#### INFORMATION SUPPLIED
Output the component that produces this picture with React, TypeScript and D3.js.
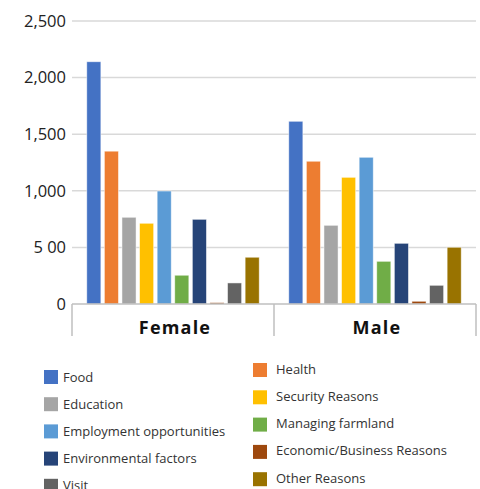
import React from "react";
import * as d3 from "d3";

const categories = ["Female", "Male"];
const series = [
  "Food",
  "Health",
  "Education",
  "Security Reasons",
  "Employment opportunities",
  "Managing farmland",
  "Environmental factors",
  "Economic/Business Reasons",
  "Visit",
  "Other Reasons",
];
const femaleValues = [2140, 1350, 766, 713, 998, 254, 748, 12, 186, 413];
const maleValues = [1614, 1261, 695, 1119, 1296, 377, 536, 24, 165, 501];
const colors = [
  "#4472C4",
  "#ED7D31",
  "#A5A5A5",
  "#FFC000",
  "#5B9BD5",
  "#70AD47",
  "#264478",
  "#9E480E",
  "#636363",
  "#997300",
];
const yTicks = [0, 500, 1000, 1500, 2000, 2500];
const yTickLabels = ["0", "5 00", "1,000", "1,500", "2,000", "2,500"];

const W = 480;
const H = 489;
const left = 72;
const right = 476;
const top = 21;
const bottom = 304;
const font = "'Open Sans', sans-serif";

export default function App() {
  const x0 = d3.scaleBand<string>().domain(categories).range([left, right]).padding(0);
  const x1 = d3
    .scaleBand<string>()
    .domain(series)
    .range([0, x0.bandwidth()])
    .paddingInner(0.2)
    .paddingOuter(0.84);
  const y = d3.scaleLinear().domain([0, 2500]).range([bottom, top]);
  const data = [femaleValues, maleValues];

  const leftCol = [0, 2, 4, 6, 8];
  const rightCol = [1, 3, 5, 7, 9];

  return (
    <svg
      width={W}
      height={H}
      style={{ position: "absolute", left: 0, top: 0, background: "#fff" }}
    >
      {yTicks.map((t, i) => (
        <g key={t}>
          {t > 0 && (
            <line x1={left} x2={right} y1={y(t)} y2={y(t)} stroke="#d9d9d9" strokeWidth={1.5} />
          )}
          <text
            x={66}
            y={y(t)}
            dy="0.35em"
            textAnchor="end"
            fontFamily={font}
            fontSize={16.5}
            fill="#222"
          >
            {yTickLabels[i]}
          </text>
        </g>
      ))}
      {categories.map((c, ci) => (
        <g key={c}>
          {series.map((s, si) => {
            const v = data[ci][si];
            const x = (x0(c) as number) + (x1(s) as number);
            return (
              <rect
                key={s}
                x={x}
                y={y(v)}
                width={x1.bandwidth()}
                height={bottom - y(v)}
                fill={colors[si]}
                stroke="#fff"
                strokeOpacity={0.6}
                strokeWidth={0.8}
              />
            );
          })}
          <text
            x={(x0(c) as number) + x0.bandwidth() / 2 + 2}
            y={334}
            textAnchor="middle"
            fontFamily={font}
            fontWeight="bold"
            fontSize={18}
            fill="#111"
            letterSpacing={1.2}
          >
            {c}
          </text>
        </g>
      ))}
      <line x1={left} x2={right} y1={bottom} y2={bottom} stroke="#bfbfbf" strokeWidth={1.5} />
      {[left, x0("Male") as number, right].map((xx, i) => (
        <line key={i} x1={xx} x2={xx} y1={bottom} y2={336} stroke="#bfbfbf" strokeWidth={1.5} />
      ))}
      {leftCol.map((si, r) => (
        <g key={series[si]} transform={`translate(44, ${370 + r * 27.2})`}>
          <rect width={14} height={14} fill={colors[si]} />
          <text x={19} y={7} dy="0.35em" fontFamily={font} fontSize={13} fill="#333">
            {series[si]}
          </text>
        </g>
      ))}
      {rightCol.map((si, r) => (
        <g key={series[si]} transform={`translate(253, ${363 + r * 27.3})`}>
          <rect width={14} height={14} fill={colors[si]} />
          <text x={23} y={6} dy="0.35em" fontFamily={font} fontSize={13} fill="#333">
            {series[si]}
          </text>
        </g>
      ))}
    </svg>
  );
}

#### EXERCISE
Output the data above without changes, apart from leaving out the pictures.

#### CORRECT RESULT
Output the component that produces this picture with React, TypeScript and D3.js.
import React from "react";
import * as d3 from "d3";

const categories = ["Female", "Male"];
const series = [
  "Food",
  "Health",
  "Education",
  "Security Reasons",
  "Employment opportunities",
  "Managing farmland",
  "Environmental factors",
  "Economic/Business Reasons",
  "Visit",
  "Other Reasons",
];
const femaleValues = [2140, 1350, 766, 713, 998, 254, 748, 12, 186, 413];
const maleValues = [1614, 1261, 695, 1119, 1296, 377, 536, 24, 165, 501];
const colors = [
  "#4472C4",
  "#ED7D31",
  "#A5A5A5",
  "#FFC000",
  "#5B9BD5",
  "#70AD47",
  "#264478",
  "#9E480E",
  "#636363",
  "#997300",
];
const yTicks = [0, 500, 1000, 1500, 2000, 2500];
const yTickLabels = ["0", "5 00", "1,000", "1,500", "2,000", "2,500"];

const W = 480;
const H = 489;
const left = 72;
const right = 476;
const top = 21;
const bottom = 304;
const font = "'Open Sans', sans-serif";

export default function App() {
  const x0 = d3.scaleBand<string>().domain(categories).range([left, right]).padding(0);
  const x1 = d3
    .scaleBand<string>()
    .domain(series)
    .range([0, x0.bandwidth()])
    .paddingInner(0.2)
    .paddingOuter(0.84);
  const y = d3.scaleLinear().domain([0, 2500]).range([bottom, top]);
  const data = [femaleValues, maleValues];

  const leftCol = [0, 2, 4, 6, 8];
  const rightCol = [1, 3, 5, 7, 9];

  return (
    <svg
      width={W}
      height={H}
      style={{ position: "absolute", left: 0, top: 0, background: "#fff" }}
    >
      {yTicks.map((t, i) => (
        <g key={t}>
          {t > 0 && (
            <line x1={left} x2={right} y1={y(t)} y2={y(t)} stroke="#d9d9d9" strokeWidth={1.5} />
          )}
          <text
            x={66}
            y={y(t)}
            dy="0.35em"
            textAnchor="end"
            fontFamily={font}
            fontSize={16.5}
            fill="#222"
          >
            {yTickLabels[i]}
          </text>
        </g>
      ))}
      {categories.map((c, ci) => (
        <g key={c}>
          {series.map((s, si) => {
            const v = data[ci][si];
            const x = (x0(c) as number) + (x1(s) as number);
            return (
              <rect
                key={s}
                x={x}
                y={y(v)}
                width={x1.bandwidth()}
                height={bottom - y(v)}
                fill={colors[si]}
                stroke="#fff"
                strokeOpacity={0.6}
                strokeWidth={0.8}
              />
            );
          })}
          <text
            x={(x0(c) as number) + x0.bandwidth() / 2 + 2}
            y={334}
            textAnchor="middle"
            fontFamily={font}
            fontWeight="bold"
            fontSize={18}
            fill="#111"
            letterSpacing={1.2}
          >
            {c}
          </text>
        </g>
      ))}
      <line x1={left} x2={right} y1={bottom} y2={bottom} stroke="#bfbfbf" strokeWidth={1.5} />
      {[left, x0("Male") as number, right].map((xx, i) => (
        <line key={i} x1={xx} x2={xx} y1={bottom} y2={336} stroke="#bfbfbf" strokeWidth={1.5} />
      ))}
      {leftCol.map((si, r) => (
        <g key={series[si]} transform={`translate(44, ${370 + r * 27.2})`}>
          <rect width={14} height={14} fill={colors[si]} />
          <text x={19} y={7} dy="0.35em" fontFamily={font} fontSize={13} fill="#333">
            {series[si]}
          </text>
        </g>
      ))}
      {rightCol.map((si, r) => (
        <g key={series[si]} transform={`translate(253, ${363 + r * 27.3})`}>
          <rect width={14} height={14} fill={colors[si]} />
          <text x={23} y={6} dy="0.35em" fontFamily={font} fontSize={13} fill="#333">
            {series[si]}
          </text>
        </g>
      ))}
    </svg>
  );
}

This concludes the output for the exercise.